Salvagers want to raise Victory

An American salvage company hopes it will be allowed to raise the wreck of the original HMS Victory, which lies off Alderney in the English Channel.

Greg Stemm, Odyssey Marine Exploration chief executive officer, said there is currently a consultation with the UK government and other stakeholders.

He said: "Hopefully we'll come up with a way forward that includes the excavation of that site."

Two cannon were raised by the company which confirmed the ship's identity.

More than 1,000 sailors drowned when the British warship, the predecessor to Admiral Lord Nelson's Victory, sank in a storm in 1744.

The wreck, which could contain more than $1bn (£605m) of gold, was discovered at the bottom of the English Channel by Odyssey in May.

Mr Stemm said: "We've got a proposal that would have the entire site excavated, the entire collection conserved, educational materials developed and Odyssey would take the entire risk of putting that project together and funding that project."

But further salvage work is likely to only take place if the site can be shown to be under risk because the UK government has endorsed an annex of the UNESCO Convention on the Protection of Underwater Heritage which bans salvage, unless a site is under threat.
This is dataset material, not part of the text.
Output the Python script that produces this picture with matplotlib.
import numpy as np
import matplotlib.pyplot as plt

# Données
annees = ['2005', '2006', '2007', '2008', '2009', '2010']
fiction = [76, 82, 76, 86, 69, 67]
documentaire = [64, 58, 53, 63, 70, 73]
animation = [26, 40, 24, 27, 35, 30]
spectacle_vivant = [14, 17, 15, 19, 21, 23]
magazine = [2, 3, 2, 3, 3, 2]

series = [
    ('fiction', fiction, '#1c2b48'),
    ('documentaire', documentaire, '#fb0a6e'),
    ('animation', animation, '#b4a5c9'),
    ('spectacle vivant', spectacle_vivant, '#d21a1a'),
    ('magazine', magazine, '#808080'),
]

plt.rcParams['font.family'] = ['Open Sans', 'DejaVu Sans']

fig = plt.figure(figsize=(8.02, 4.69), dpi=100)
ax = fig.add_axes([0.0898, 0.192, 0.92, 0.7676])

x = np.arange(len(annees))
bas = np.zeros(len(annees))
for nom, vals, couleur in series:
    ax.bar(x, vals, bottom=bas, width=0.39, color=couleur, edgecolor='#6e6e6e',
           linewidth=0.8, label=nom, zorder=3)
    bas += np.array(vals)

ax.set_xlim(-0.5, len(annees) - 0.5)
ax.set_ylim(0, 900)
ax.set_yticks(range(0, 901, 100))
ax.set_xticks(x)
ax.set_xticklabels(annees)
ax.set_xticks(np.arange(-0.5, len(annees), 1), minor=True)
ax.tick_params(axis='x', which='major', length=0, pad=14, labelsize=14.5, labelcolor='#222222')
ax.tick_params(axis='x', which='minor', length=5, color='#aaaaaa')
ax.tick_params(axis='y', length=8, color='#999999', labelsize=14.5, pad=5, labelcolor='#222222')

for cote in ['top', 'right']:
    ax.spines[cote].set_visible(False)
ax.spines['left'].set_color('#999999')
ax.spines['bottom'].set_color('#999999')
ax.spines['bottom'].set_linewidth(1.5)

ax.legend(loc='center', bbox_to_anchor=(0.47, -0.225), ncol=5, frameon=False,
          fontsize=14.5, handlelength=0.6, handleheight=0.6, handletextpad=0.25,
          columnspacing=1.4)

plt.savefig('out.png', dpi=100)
Mr Stemm said his company has surveyed a "large chunk" of the English Channel and are disappointed to have found shipwrecks in a "much, much worse condition than we ever anticipated".

He said his company normally operates at depths of 1,000 to 1,500 metres and often worked in depths of just 100 to 150 metres in the channel, but "nevertheless we were still surprised by the really bad shape that most of the shipwrecks are in" which he said is "a result of trawling".

The Ministry of Defence (MoD) said it will be discussing the issue with the Department for Culture, Media and Sport.

A spokesperson added: "We will be encouraging all those with an interest in UK naval heritage and underwater archaeology to contribute.

"There are a number of options open to us, ranging from preservation in situ to a full archaeological excavation, though it is fair to say that the latter would be very costly."